------ Collected data

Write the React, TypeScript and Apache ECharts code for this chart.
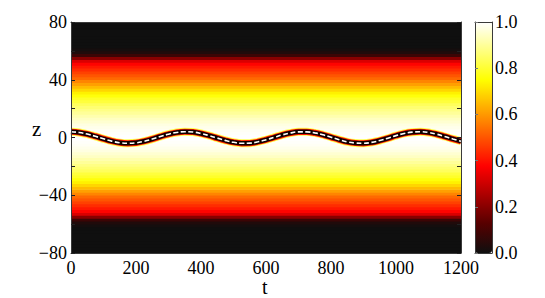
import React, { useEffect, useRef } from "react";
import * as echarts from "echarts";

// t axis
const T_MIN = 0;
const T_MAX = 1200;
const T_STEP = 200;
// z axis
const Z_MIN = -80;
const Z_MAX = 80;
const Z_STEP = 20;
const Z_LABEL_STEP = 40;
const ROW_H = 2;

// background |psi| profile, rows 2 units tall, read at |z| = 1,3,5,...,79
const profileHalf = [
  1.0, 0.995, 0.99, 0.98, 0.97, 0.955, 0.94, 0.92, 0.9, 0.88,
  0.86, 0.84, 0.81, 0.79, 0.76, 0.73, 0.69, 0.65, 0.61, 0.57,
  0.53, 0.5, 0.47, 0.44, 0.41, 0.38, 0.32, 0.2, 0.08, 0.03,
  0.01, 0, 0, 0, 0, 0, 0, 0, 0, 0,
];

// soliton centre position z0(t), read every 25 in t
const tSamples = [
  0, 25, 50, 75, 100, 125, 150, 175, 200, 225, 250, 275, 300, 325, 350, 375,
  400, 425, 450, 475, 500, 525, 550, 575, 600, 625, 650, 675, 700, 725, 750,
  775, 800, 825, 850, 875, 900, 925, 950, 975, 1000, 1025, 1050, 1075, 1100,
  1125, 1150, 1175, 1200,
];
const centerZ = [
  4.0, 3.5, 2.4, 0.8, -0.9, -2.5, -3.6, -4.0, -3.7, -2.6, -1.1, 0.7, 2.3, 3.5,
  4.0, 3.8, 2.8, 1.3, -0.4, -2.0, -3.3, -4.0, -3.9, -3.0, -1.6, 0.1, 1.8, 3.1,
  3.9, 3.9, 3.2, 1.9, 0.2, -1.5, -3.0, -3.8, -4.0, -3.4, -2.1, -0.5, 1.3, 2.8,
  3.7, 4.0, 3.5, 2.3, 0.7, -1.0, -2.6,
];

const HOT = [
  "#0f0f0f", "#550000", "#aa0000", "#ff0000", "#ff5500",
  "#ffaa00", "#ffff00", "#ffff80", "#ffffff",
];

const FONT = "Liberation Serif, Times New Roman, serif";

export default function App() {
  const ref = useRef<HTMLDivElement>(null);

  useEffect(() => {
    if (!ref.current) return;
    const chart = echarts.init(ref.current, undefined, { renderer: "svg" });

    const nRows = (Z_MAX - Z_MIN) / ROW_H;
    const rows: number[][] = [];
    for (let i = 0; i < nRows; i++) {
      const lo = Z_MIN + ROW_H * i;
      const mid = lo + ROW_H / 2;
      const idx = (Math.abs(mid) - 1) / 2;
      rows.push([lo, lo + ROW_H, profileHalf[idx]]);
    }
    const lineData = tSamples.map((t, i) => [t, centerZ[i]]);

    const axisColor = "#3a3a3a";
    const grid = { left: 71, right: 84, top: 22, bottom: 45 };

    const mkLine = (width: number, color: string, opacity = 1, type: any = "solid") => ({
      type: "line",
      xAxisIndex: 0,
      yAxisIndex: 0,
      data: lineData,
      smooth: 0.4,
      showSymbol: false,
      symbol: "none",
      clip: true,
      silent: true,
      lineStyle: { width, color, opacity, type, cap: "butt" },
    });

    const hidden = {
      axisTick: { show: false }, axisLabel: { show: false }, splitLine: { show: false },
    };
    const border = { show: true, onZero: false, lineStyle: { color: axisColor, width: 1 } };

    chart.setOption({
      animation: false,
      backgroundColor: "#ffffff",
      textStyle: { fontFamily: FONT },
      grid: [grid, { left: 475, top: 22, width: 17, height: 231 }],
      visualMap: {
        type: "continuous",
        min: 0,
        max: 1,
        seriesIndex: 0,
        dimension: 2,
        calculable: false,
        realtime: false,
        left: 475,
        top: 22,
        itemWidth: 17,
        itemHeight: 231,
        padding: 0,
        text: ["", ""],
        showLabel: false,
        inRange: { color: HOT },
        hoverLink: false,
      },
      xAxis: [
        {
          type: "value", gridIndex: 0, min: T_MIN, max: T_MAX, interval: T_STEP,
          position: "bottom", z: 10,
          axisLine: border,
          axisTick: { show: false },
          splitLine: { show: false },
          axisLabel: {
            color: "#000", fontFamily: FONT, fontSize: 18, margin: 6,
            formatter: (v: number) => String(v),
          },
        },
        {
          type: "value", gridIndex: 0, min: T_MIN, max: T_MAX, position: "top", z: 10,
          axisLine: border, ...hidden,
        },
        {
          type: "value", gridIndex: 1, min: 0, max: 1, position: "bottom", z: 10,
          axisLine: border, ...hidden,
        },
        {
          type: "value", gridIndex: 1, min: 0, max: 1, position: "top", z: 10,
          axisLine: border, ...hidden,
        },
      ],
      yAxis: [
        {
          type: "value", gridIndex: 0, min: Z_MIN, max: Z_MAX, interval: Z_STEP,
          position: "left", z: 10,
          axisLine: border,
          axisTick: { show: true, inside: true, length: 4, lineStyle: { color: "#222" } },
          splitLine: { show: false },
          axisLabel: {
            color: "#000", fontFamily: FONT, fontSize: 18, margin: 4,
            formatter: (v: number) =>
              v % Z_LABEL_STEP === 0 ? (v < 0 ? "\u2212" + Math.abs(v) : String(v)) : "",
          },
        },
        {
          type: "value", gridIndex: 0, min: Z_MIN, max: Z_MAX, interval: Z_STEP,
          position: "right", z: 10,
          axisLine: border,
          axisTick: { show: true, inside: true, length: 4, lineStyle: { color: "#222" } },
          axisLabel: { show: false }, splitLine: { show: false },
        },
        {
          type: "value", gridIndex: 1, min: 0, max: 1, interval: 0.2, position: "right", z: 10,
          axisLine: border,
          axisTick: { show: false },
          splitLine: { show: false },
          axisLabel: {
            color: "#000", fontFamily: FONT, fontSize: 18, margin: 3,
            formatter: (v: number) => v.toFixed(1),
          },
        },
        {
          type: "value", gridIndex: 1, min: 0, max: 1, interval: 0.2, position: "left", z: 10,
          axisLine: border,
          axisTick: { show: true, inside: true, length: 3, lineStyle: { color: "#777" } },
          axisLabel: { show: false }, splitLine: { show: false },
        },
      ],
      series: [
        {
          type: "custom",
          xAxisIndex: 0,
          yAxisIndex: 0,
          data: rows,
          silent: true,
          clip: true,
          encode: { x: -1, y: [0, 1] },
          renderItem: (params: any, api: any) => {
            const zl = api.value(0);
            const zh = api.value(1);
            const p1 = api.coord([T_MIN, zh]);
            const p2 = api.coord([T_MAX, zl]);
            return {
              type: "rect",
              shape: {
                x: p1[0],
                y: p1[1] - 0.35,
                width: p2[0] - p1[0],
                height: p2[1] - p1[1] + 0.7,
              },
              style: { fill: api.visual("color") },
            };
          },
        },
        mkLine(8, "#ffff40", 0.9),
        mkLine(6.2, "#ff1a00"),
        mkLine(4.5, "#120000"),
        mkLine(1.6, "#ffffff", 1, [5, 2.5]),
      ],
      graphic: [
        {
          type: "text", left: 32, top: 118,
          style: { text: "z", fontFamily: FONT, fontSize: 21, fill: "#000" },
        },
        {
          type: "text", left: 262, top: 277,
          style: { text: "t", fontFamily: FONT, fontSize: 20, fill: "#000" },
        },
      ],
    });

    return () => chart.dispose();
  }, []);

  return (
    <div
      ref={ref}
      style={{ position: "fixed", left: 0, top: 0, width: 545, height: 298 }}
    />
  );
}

------------

**Task details**
Restate the whole of the material word for word without the pictures.

**Written answer**
Write the React, TypeScript and Apache ECharts code for this chart.
import React, { useEffect, useRef } from "react";
import * as echarts from "echarts";

// t axis
const T_MIN = 0;
const T_MAX = 1200;
const T_STEP = 200;
// z axis
const Z_MIN = -80;
const Z_MAX = 80;
const Z_STEP = 20;
const Z_LABEL_STEP = 40;
const ROW_H = 2;

// background |psi| profile, rows 2 units tall, read at |z| = 1,3,5,...,79
const profileHalf = [
  1.0, 0.995, 0.99, 0.98, 0.97, 0.955, 0.94, 0.92, 0.9, 0.88,
  0.86, 0.84, 0.81, 0.79, 0.76, 0.73, 0.69, 0.65, 0.61, 0.57,
  0.53, 0.5, 0.47, 0.44, 0.41, 0.38, 0.32, 0.2, 0.08, 0.03,
  0.01, 0, 0, 0, 0, 0, 0, 0, 0, 0,
];

// soliton centre position z0(t), read every 25 in t
const tSamples = [
  0, 25, 50, 75, 100, 125, 150, 175, 200, 225, 250, 275, 300, 325, 350, 375,
  400, 425, 450, 475, 500, 525, 550, 575, 600, 625, 650, 675, 700, 725, 750,
  775, 800, 825, 850, 875, 900, 925, 950, 975, 1000, 1025, 1050, 1075, 1100,
  1125, 1150, 1175, 1200,
];
const centerZ = [
  4.0, 3.5, 2.4, 0.8, -0.9, -2.5, -3.6, -4.0, -3.7, -2.6, -1.1, 0.7, 2.3, 3.5,
  4.0, 3.8, 2.8, 1.3, -0.4, -2.0, -3.3, -4.0, -3.9, -3.0, -1.6, 0.1, 1.8, 3.1,
  3.9, 3.9, 3.2, 1.9, 0.2, -1.5, -3.0, -3.8, -4.0, -3.4, -2.1, -0.5, 1.3, 2.8,
  3.7, 4.0, 3.5, 2.3, 0.7, -1.0, -2.6,
];

const HOT = [
  "#0f0f0f", "#550000", "#aa0000", "#ff0000", "#ff5500",
  "#ffaa00", "#ffff00", "#ffff80", "#ffffff",
];

const FONT = "Liberation Serif, Times New Roman, serif";

export default function App() {
  const ref = useRef<HTMLDivElement>(null);

  useEffect(() => {
    if (!ref.current) return;
    const chart = echarts.init(ref.current, undefined, { renderer: "svg" });

    const nRows = (Z_MAX - Z_MIN) / ROW_H;
    const rows: number[][] = [];
    for (let i = 0; i < nRows; i++) {
      const lo = Z_MIN + ROW_H * i;
      const mid = lo + ROW_H / 2;
      const idx = (Math.abs(mid) - 1) / 2;
      rows.push([lo, lo + ROW_H, profileHalf[idx]]);
    }
    const lineData = tSamples.map((t, i) => [t, centerZ[i]]);

    const axisColor = "#3a3a3a";
    const grid = { left: 71, right: 84, top: 22, bottom: 45 };

    const mkLine = (width: number, color: string, opacity = 1, type: any = "solid") => ({
      type: "line",
      xAxisIndex: 0,
      yAxisIndex: 0,
      data: lineData,
      smooth: 0.4,
      showSymbol: false,
      symbol: "none",
      clip: true,
      silent: true,
      lineStyle: { width, color, opacity, type, cap: "butt" },
    });

    const hidden = {
      axisTick: { show: false }, axisLabel: { show: false }, splitLine: { show: false },
    };
    const border = { show: true, onZero: false, lineStyle: { color: axisColor, width: 1 } };

    chart.setOption({
      animation: false,
      backgroundColor: "#ffffff",
      textStyle: { fontFamily: FONT },
      grid: [grid, { left: 475, top: 22, width: 17, height: 231 }],
      visualMap: {
        type: "continuous",
        min: 0,
        max: 1,
        seriesIndex: 0,
        dimension: 2,
        calculable: false,
        realtime: false,
        left: 475,
        top: 22,
        itemWidth: 17,
        itemHeight: 231,
        padding: 0,
        text: ["", ""],
        showLabel: false,
        inRange: { color: HOT },
        hoverLink: false,
      },
      xAxis: [
        {
          type: "value", gridIndex: 0, min: T_MIN, max: T_MAX, interval: T_STEP,
          position: "bottom", z: 10,
          axisLine: border,
          axisTick: { show: false },
          splitLine: { show: false },
          axisLabel: {
            color: "#000", fontFamily: FONT, fontSize: 18, margin: 6,
            formatter: (v: number) => String(v),
          },
        },
        {
          type: "value", gridIndex: 0, min: T_MIN, max: T_MAX, position: "top", z: 10,
          axisLine: border, ...hidden,
        },
        {
          type: "value", gridIndex: 1, min: 0, max: 1, position: "bottom", z: 10,
          axisLine: border, ...hidden,
        },
        {
          type: "value", gridIndex: 1, min: 0, max: 1, position: "top", z: 10,
          axisLine: border, ...hidden,
        },
      ],
      yAxis: [
        {
          type: "value", gridIndex: 0, min: Z_MIN, max: Z_MAX, interval: Z_STEP,
          position: "left", z: 10,
          axisLine: border,
          axisTick: { show: true, inside: true, length: 4, lineStyle: { color: "#222" } },
          splitLine: { show: false },
          axisLabel: {
            color: "#000", fontFamily: FONT, fontSize: 18, margin: 4,
            formatter: (v: number) =>
              v % Z_LABEL_STEP === 0 ? (v < 0 ? "\u2212" + Math.abs(v) : String(v)) : "",
          },
        },
        {
          type: "value", gridIndex: 0, min: Z_MIN, max: Z_MAX, interval: Z_STEP,
          position: "right", z: 10,
          axisLine: border,
          axisTick: { show: true, inside: true, length: 4, lineStyle: { color: "#222" } },
          axisLabel: { show: false }, splitLine: { show: false },
        },
        {
          type: "value", gridIndex: 1, min: 0, max: 1, interval: 0.2, position: "right", z: 10,
          axisLine: border,
          axisTick: { show: false },
          splitLine: { show: false },
          axisLabel: {
            color: "#000", fontFamily: FONT, fontSize: 18, margin: 3,
            formatter: (v: number) => v.toFixed(1),
          },
        },
        {
          type: "value", gridIndex: 1, min: 0, max: 1, interval: 0.2, position: "left", z: 10,
          axisLine: border,
          axisTick: { show: true, inside: true, length: 3, lineStyle: { color: "#777" } },
          axisLabel: { show: false }, splitLine: { show: false },
        },
      ],
      series: [
        {
          type: "custom",
          xAxisIndex: 0,
          yAxisIndex: 0,
          data: rows,
          silent: true,
          clip: true,
          encode: { x: -1, y: [0, 1] },
          renderItem: (params: any, api: any) => {
            const zl = api.value(0);
            const zh = api.value(1);
            const p1 = api.coord([T_MIN, zh]);
            const p2 = api.coord([T_MAX, zl]);
            return {
              type: "rect",
              shape: {
                x: p1[0],
                y: p1[1] - 0.35,
                width: p2[0] - p1[0],
                height: p2[1] - p1[1] + 0.7,
              },
              style: { fill: api.visual("color") },
            };
          },
        },
        mkLine(8, "#ffff40", 0.9),
        mkLine(6.2, "#ff1a00"),
        mkLine(4.5, "#120000"),
        mkLine(1.6, "#ffffff", 1, [5, 2.5]),
      ],
      graphic: [
        {
          type: "text", left: 32, top: 118,
          style: { text: "z", fontFamily: FONT, fontSize: 21, fill: "#000" },
        },
        {
          type: "text", left: 262, top: 277,
          style: { text: "t", fontFamily: FONT, fontSize: 20, fill: "#000" },
        },
      ],
    });

    return () => chart.dispose();
  }, []);

  return (
    <div
      ref={ref}
      style={{ position: "fixed", left: 0, top: 0, width: 545, height: 298 }}
    />
  );
}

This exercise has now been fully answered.